On the last lap, the front of the pack screeched through the turn, decelerated, accelerated, and shifted gears. There was a spinout. A car bashed the considerably bulky wall and filled the field with smoke. Brave racers pushed through to the front as the timid dropped in the pack. With a swirl of air clearing smoke from its path and steam clinging to its fender wells, the blue front-end, then orange mid and rear sections of Neil's Monte Carlo appeared. The crowd was on its feet, and as the checkered flag dropped, Neil crossed the finish line. This, his last night, would be his last win.

Finished

After that particularly hairy finish the announcer sighed, "Whew, I guess we can all breathe now."

Down on the pavement, #221 was parading around on a victory tour while Neil's car slipped back to the pit area. As he did high-rpm transmission drops and smoking burnouts, we asked Andrea why it wasn't Neil out there celebrating. "Oh, Neil won that last race, but #221 just won the points standing for the season." The crowd went crazy for the grandstanding smoke show. Standing, yelling, and turning to each other, the fans cheered the season winner for more.

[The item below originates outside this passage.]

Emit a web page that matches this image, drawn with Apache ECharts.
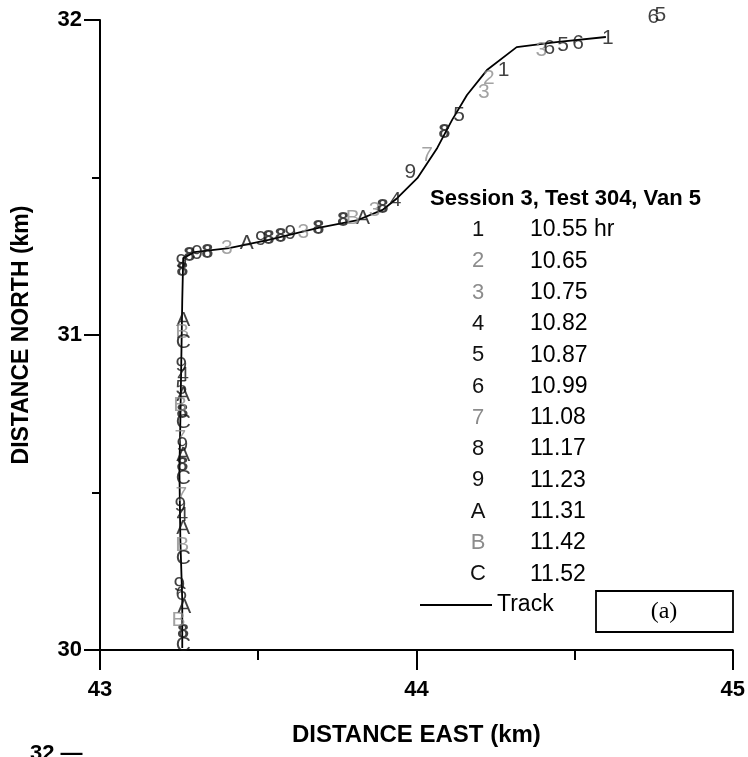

Soon after the race ended, we were defeated. We were hot and worried about sunburn during the day, but the night air chilled our bones. Our emotions and anxiety for Kenny and Neil had welled up to the brim and were purged with clapping and shouting. Tired and spent, I asked the group if it was time to go, and they agreed. We gave our parting gratitude to Andrea for being our guide to this great American pastime.

On the way home we talked about the races. I vowed to make it back out to Cajon Speedway before its fate is sealed. The next day I saw my dad and gave him a fancy new red, white, and blue ball cap from a speedway that might not be there next year. Maybe it's time to start a new tradition.